The reason for carefully sorting the first lead weights is because the bottom of the pot is the hottest and if a zinc weight is on the bottom it will melt first.

detox
02-26-2013, 09:54 AM
Today I will be showing a friend how to cast using his WW lead and I fear it may be contaminated with zinc. When casting what is a good indicator lead is contaminated with zinc? What are the easy signs to look for during casting?

Wal'
02-26-2013, 10:57 AM
The only way I've found any contamination in my mix as many have already advised here is to keep the temperature at approx 600F & scoop out anything that even looks like as RFR said.... lumpy oatmeal.

detox
02-26-2013, 11:50 AM
The only way I've found any contamination in my mix as many have already advised here is to keep the temperature at approx 600F & scoop out anything that even looks like as RFR said.... lumpy oatmeal.
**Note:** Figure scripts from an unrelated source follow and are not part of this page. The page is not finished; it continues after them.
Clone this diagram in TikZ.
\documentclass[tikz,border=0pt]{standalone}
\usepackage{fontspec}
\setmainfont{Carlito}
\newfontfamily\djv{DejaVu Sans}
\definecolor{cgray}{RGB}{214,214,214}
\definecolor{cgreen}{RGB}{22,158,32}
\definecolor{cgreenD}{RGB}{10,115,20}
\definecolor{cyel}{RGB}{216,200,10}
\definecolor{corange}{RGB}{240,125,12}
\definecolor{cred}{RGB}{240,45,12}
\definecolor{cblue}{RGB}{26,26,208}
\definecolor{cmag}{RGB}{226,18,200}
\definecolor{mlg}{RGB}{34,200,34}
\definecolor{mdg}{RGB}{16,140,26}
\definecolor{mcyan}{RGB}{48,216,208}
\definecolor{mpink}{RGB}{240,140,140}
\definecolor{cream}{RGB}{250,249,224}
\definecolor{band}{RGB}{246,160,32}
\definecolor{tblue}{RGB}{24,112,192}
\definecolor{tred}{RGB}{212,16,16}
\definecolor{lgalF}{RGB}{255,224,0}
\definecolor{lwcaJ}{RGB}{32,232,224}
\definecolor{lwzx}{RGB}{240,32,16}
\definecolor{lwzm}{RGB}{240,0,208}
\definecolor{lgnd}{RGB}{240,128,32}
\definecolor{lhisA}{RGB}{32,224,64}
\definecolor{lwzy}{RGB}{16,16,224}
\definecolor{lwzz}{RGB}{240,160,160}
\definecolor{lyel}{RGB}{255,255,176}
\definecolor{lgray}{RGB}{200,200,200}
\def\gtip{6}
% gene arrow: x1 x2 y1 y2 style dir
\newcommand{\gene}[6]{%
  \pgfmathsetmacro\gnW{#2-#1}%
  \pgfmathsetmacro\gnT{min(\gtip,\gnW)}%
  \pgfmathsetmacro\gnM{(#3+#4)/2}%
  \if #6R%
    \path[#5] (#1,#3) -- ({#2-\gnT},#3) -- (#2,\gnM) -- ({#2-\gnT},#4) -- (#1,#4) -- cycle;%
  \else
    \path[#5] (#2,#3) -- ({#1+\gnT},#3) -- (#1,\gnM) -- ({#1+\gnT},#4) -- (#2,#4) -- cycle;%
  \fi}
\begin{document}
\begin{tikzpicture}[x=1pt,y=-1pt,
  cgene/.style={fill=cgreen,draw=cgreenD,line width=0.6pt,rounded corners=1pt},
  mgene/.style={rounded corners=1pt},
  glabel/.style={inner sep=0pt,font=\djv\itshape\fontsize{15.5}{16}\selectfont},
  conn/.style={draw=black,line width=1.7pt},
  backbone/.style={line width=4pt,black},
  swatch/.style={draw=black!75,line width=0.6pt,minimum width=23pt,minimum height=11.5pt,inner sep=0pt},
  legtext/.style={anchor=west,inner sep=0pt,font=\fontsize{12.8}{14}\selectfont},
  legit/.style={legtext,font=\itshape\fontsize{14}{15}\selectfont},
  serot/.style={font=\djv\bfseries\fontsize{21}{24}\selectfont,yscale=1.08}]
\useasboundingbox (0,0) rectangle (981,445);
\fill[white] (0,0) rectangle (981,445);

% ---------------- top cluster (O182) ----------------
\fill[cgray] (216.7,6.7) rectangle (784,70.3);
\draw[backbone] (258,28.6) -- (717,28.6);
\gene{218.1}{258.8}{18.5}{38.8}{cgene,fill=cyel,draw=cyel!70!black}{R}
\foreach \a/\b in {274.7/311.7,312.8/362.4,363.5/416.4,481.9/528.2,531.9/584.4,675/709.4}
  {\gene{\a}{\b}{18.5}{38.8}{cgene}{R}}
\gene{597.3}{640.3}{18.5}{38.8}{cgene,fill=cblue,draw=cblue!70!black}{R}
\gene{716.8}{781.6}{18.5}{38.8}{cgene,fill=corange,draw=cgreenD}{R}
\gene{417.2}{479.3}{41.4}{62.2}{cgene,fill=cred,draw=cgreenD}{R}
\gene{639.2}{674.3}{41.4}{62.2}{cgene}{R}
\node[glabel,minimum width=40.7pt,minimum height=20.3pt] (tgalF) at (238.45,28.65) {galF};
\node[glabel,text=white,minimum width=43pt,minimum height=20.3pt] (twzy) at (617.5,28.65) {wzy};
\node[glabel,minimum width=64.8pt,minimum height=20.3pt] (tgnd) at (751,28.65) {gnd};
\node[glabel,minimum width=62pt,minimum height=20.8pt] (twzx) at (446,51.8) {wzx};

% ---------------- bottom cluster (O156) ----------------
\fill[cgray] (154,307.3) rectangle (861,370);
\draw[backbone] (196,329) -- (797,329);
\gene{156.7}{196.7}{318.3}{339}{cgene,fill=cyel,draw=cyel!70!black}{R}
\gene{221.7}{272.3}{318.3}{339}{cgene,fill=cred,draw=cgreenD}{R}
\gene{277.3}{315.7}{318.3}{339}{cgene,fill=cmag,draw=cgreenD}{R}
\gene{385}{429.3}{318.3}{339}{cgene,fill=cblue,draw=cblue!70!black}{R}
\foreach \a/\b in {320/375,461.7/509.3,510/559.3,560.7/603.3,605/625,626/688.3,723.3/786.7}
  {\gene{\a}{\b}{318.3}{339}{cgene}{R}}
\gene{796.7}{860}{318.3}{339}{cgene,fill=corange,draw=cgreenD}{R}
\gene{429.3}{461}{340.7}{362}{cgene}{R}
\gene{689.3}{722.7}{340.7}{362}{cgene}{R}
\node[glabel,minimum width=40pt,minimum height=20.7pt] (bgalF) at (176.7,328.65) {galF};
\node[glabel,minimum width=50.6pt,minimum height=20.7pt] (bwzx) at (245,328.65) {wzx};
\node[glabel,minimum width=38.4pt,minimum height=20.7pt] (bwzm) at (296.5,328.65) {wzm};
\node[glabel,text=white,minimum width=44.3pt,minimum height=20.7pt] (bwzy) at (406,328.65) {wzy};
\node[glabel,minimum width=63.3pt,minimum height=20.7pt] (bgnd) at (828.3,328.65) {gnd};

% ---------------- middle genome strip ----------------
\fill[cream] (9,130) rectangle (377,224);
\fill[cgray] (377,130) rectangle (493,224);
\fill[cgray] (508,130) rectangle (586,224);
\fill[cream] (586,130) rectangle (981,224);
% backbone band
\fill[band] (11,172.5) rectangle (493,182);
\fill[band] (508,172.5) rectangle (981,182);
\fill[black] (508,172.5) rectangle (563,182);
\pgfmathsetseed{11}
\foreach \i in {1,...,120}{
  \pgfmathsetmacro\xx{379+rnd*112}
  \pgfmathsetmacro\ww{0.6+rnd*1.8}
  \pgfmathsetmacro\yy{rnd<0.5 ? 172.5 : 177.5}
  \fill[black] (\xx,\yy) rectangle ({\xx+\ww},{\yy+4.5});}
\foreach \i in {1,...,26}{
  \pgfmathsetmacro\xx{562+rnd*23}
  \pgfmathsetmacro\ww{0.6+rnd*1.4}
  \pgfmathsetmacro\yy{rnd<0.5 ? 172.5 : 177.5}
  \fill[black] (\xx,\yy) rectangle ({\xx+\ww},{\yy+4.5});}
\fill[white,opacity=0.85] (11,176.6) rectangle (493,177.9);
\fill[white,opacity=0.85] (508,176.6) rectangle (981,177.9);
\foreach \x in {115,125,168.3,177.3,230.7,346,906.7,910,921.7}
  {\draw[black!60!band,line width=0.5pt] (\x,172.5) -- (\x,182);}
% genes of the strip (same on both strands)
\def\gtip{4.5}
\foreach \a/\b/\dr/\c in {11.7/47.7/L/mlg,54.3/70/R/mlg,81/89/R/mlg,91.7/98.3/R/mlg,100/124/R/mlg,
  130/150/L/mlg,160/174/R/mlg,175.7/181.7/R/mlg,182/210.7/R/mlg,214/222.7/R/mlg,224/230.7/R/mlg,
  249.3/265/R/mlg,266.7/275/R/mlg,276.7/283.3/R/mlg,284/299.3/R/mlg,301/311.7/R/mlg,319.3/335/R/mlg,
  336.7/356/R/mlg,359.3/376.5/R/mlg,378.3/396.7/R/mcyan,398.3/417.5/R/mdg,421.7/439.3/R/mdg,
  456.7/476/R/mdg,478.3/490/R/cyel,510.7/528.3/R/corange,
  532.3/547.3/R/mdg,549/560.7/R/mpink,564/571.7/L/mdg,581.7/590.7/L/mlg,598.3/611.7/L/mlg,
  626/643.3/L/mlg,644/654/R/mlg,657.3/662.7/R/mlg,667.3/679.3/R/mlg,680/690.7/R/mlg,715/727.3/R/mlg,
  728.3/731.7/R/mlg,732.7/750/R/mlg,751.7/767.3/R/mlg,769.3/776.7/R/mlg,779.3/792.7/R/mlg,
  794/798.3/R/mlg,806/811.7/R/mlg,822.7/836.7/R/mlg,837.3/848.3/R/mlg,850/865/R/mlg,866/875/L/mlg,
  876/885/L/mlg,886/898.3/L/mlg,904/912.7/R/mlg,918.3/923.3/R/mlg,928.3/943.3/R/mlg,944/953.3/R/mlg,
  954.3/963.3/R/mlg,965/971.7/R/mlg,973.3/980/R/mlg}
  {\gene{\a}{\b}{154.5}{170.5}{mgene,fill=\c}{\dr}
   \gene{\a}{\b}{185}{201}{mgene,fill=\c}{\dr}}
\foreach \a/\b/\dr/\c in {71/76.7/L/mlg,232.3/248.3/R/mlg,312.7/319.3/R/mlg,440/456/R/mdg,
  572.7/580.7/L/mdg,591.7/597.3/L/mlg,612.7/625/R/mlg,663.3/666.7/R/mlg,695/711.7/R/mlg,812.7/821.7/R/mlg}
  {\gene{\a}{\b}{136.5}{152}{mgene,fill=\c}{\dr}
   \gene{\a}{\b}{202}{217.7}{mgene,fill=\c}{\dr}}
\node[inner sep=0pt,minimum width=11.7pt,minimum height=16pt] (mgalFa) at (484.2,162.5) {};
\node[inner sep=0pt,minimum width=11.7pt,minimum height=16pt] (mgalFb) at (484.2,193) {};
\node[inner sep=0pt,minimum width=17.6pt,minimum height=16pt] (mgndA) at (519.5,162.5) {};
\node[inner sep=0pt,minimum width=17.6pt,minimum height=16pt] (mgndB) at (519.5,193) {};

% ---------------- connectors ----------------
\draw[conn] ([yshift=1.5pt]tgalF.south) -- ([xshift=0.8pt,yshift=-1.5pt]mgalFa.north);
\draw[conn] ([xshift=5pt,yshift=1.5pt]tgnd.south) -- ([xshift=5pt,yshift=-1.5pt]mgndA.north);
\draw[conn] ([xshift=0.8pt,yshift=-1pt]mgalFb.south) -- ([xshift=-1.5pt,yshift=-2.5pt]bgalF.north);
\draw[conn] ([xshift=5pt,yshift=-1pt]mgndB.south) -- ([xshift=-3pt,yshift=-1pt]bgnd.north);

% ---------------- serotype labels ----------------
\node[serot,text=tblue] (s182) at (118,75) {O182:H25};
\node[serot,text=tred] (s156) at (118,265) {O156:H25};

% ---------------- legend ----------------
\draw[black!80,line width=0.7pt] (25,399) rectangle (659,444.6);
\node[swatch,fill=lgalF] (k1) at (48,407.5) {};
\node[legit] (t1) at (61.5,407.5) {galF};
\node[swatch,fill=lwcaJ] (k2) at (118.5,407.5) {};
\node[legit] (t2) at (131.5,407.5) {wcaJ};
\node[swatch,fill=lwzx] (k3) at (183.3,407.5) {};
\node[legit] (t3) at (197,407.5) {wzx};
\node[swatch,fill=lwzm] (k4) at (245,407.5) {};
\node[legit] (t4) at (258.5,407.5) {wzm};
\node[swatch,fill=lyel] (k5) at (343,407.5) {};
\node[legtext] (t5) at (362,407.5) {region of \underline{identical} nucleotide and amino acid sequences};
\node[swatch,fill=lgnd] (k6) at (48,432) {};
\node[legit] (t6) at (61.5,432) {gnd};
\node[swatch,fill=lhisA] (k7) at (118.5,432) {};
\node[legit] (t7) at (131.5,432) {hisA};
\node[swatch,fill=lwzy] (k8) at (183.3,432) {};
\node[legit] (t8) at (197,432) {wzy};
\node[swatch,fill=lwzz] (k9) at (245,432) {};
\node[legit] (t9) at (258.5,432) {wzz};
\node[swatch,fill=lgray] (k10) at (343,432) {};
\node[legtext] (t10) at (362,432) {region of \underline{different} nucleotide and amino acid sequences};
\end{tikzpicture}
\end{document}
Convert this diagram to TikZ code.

Thanks you! I have a casting thermometer

snuffy
02-26-2013, 12:03 PM
I haven't read through all the posts, but a method I use is to start the pot with lead WW that are hand sorted until you get a nice amount of lead liquified. Then I flux and pull out the clips. Then I throw hand fulls at a time with a quick glance to see if any of them may be zinc or steel. As long as you are melting at a low enough temp the zinc will float on top, and they can be scooped out. As you are adding weights it cools the molten lead.

The reason for carefully sorting the first lead weights is because the bottom of the pot is the hottest and if a zinc weight is on the bottom it will melt first.

I feel like a voice crying out in the wilderness! Temperature control! There's no reason why you HAVE to crank the valve full open on that turkey fryer. It'll melt lead at half throttle, and do it WITHOUT melting any zinc.

Carefully sorting the lead WW from the zinc, then melting that lead below 787 degrees,(the melting point for zinc), then adding more WW watching for those that float.

Loading up 100 pounds of unmelted WW, then cranking the propane valve up to max, WILL result in the bottom of the pot to go above 787 degrees! Do it right, you'll end up with good, clean lead. Be in a hurry, you'll have zinc contaminated alloy.

Unless of course if you sort EVERY zinc weight before smelting!